Ok, I promise this is my one and only rant that I will ever have on this blog. So here it goes:
This morning we were in class and we were talking about equality of men and women. One of the guys in my class decided to make the comment on how women should pay for dates. For whatever reason, this totally made me upset. Why, you may ask? Because where are all the gentlemen? I promise there use to be some. Where are the men that hold doors open for women, ESPECIALLY when they are carrying heavy boxes? Where are the men that actually have the nerve to go up to a women and ask them on a date? I dont know about you, but in my household you were taught to be a gentlemen. The man opens the door for any woman, they ask the girls out on dates instead of waiting for the girl to ask them, they pay for the dates, and so on. Now we have men who feel that the girl needs to ask them out, the girl needs to pay, the girl needs to plan everything.... that is so sad to me. Men and women are made differently, GIRLS want to be swooned, we want to be shown respect, we want you to show us you care for us. Boys (if they are real men) usually dont care too much about being swooned. Does this mean I dont do things for my husband? Of course not, but at the same time its a different type of swooning. The men in my life have always wanted to make the girl feel special, they have wanted to do all the things that make girls giddy, they have wanted to just be gentlemen; so I am just not understanding where it all went downhill.
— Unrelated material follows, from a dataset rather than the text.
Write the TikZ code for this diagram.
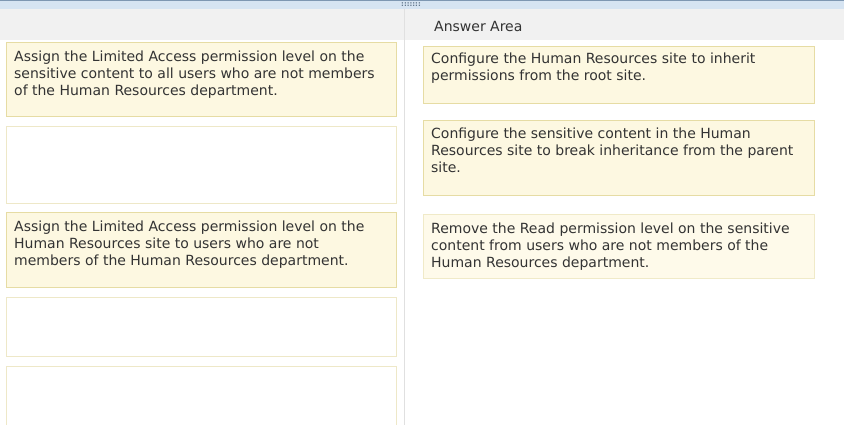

SO as I am ranting, my husband (wanting to give the boys some edge as well) also made a very convincing argument. Girls are the ones that are killing this chivalry. He made some good points. Men that do hold doors open for girls either get rude comments or they dont even get a comment at all, a simple "thank you" would suffice. Also, some girls act almost appalled when the guy tries to buy their dinner... girls ok we freakin getting it.. you are independent, you can do things on your own, you can pay for your own dinner, that is NOT the point. The point is the guy is taking you out and wants to prove they can support you and they are trying to be gentlemen and you are slowly killing off all chivalry that is left in this world. (ok do not take me too far, if you and your bf have been dating for a while and you want to pay for a dinner by all means be my guest, but I am talking about people first dating). And it kills me when girls are this way, but then they rant about how guys aren't gentlemen anymore, well hello? Would you go out of your way to do stuff for a person who blows you off and act like you don't exist? I highly doubt it.
So the point I am trying to make is. Girls- if a guy is being a gentlemen, smile at them, say thank you, ENCOURAGE it! Boys- learn how to be men and be chivalrous. =)
That is all. Thank you for listening.